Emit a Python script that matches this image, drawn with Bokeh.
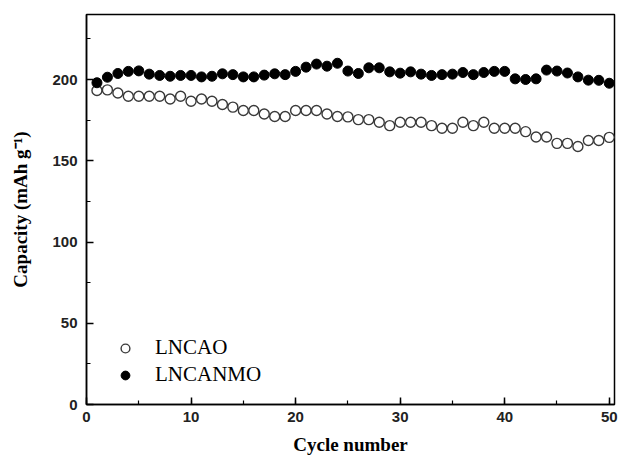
from bokeh.plotting import figure
from bokeh.models import Range1d, SingleIntervalTicker, Legend, LegendItem
from bokeh.embed import file_html
from bokeh.resources import INLINE

cycles = list(range(1, 51))
lncao = [193.2, 193.6, 191.7, 189.7, 189.7, 189.7, 189.7, 188.0, 189.7, 186.6,
         188.0, 186.6, 184.6, 183.0, 180.9, 180.9, 178.8, 177.2, 177.2, 180.9,
         180.9, 180.9, 178.8, 177.2, 177.0, 175.3, 175.3, 173.7, 171.6, 173.7,
         173.7, 173.7, 171.6, 170.0, 170.0, 173.7, 171.6, 173.7, 170.0, 170.0,
         170.0, 167.9, 164.6, 164.6, 160.7, 160.7, 158.8, 162.5, 162.5, 164.4]
lncanmo = [198.0, 201.4, 203.7, 205.0, 205.3, 203.3, 202.5, 202.0, 202.5, 202.5,
           201.6, 202.0, 203.5, 203.0, 201.6, 201.6, 202.7, 203.5, 203.0, 205.0,
           207.6, 209.5, 208.2, 210.0, 205.2, 203.7, 207.2, 207.2, 204.7, 203.9,
           204.7, 203.3, 202.5, 203.0, 203.3, 204.3, 203.0, 204.3, 205.0, 205.0,
           200.4, 200.0, 200.4, 205.8, 205.2, 204.0, 201.6, 199.6, 199.5, 197.7]

p = figure(width=618, height=460, output_backend="svg", toolbar_location=None,
           x_range=Range1d(0, 50.5), y_range=Range1d(0, 240),
           min_border_left=86, min_border_right=4, min_border_top=14, min_border_bottom=56)

p.xgrid.visible = False
p.ygrid.visible = False
p.outline_line_color = "black"
p.outline_line_width = 1.5
p.background_fill_color = "white"
p.border_fill_color = "white"

r1 = p.scatter(cycles, lncao, size=10, marker="circle", fill_color="white",
               line_color="#3a3a3a", line_width=1.4)
r2 = p.scatter(cycles, lncanmo, size=10, marker="circle", fill_color="black",
               line_color="black", line_width=1)

p.xaxis.ticker = SingleIntervalTicker(interval=10, num_minor_ticks=2)
p.yaxis.ticker = SingleIntervalTicker(interval=50, num_minor_ticks=2)

for ax in (p.xaxis, p.yaxis):
    ax.axis_line_color = "black"
    ax.axis_line_width = 1.5
    ax.major_tick_in = 7
    ax.major_tick_out = 0
    ax.minor_tick_in = 4
    ax.minor_tick_out = 0
    ax.major_tick_line_width = 1.5
    ax.minor_tick_line_width = 1.2
    ax.major_label_text_font = "Liberation Sans"
    ax.major_label_text_font_style = "bold"
    ax.major_label_text_font_size = "15px"
    ax.major_label_text_color = "#222222"
    ax.axis_label_text_font = "Liberation Serif"
    ax.axis_label_text_font_style = "bold"
    ax.axis_label_text_font_size = "19px"
    ax.axis_label_text_color = "black"

p.xaxis.axis_label = "Cycle number"
p.yaxis.axis_label = "Capacity (mAh g\u207b\u00b9)"
p.xaxis.major_label_standoff = 7
p.yaxis.major_label_standoff = 9
p.xaxis.axis_label_standoff = 9
p.yaxis.axis_label_standoff = 18

legend = Legend(items=[LegendItem(label="LNCAO", renderers=[r1]),
                       LegendItem(label="LNCANMO", renderers=[r2])],
                location=(28, 17))
legend.border_line_color = None
legend.background_fill_alpha = 0
legend.label_text_font = "Liberation Serif"
legend.label_text_font_size = "21px"
legend.label_text_color = "black"
legend.glyph_width = 22
legend.glyph_height = 24
legend.spacing = 2
legend.label_standoff = 19
p.add_layout(legend)

open("out.html", "w").write(file_html(p, INLINE))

═══

Reproduce the material above in full and without alteration, but skip all pictures.

THE ANSWER:
Emit a Python script that matches this image, drawn with Bokeh.
from bokeh.plotting import figure
from bokeh.models import Range1d, SingleIntervalTicker, Legend, LegendItem
from bokeh.embed import file_html
from bokeh.resources import INLINE

cycles = list(range(1, 51))
lncao = [193.2, 193.6, 191.7, 189.7, 189.7, 189.7, 189.7, 188.0, 189.7, 186.6,
         188.0, 186.6, 184.6, 183.0, 180.9, 180.9, 178.8, 177.2, 177.2, 180.9,
         180.9, 180.9, 178.8, 177.2, 177.0, 175.3, 175.3, 173.7, 171.6, 173.7,
         173.7, 173.7, 171.6, 170.0, 170.0, 173.7, 171.6, 173.7, 170.0, 170.0,
         170.0, 167.9, 164.6, 164.6, 160.7, 160.7, 158.8, 162.5, 162.5, 164.4]
lncanmo = [198.0, 201.4, 203.7, 205.0, 205.3, 203.3, 202.5, 202.0, 202.5, 202.5,
           201.6, 202.0, 203.5, 203.0, 201.6, 201.6, 202.7, 203.5, 203.0, 205.0,
           207.6, 209.5, 208.2, 210.0, 205.2, 203.7, 207.2, 207.2, 204.7, 203.9,
           204.7, 203.3, 202.5, 203.0, 203.3, 204.3, 203.0, 204.3, 205.0, 205.0,
           200.4, 200.0, 200.4, 205.8, 205.2, 204.0, 201.6, 199.6, 199.5, 197.7]

p = figure(width=618, height=460, output_backend="svg", toolbar_location=None,
           x_range=Range1d(0, 50.5), y_range=Range1d(0, 240),
           min_border_left=86, min_border_right=4, min_border_top=14, min_border_bottom=56)

p.xgrid.visible = False
p.ygrid.visible = False
p.outline_line_color = "black"
p.outline_line_width = 1.5
p.background_fill_color = "white"
p.border_fill_color = "white"

r1 = p.scatter(cycles, lncao, size=10, marker="circle", fill_color="white",
               line_color="#3a3a3a", line_width=1.4)
r2 = p.scatter(cycles, lncanmo, size=10, marker="circle", fill_color="black",
               line_color="black", line_width=1)

p.xaxis.ticker = SingleIntervalTicker(interval=10, num_minor_ticks=2)
p.yaxis.ticker = SingleIntervalTicker(interval=50, num_minor_ticks=2)

for ax in (p.xaxis, p.yaxis):
    ax.axis_line_color = "black"
    ax.axis_line_width = 1.5
    ax.major_tick_in = 7
    ax.major_tick_out = 0
    ax.minor_tick_in = 4
    ax.minor_tick_out = 0
    ax.major_tick_line_width = 1.5
    ax.minor_tick_line_width = 1.2
    ax.major_label_text_font = "Liberation Sans"
    ax.major_label_text_font_style = "bold"
    ax.major_label_text_font_size = "15px"
    ax.major_label_text_color = "#222222"
    ax.axis_label_text_font = "Liberation Serif"
    ax.axis_label_text_font_style = "bold"
    ax.axis_label_text_font_size = "19px"
    ax.axis_label_text_color = "black"

p.xaxis.axis_label = "Cycle number"
p.yaxis.axis_label = "Capacity (mAh g\u207b\u00b9)"
p.xaxis.major_label_standoff = 7
p.yaxis.major_label_standoff = 9
p.xaxis.axis_label_standoff = 9
p.yaxis.axis_label_standoff = 18

legend = Legend(items=[LegendItem(label="LNCAO", renderers=[r1]),
                       LegendItem(label="LNCANMO", renderers=[r2])],
                location=(28, 17))
legend.border_line_color = None
legend.background_fill_alpha = 0
legend.label_text_font = "Liberation Serif"
legend.label_text_font_size = "21px"
legend.label_text_color = "black"
legend.glyph_width = 22
legend.glyph_height = 24
legend.spacing = 2
legend.label_standoff = 19
p.add_layout(legend)

open("out.html", "w").write(file_html(p, INLINE))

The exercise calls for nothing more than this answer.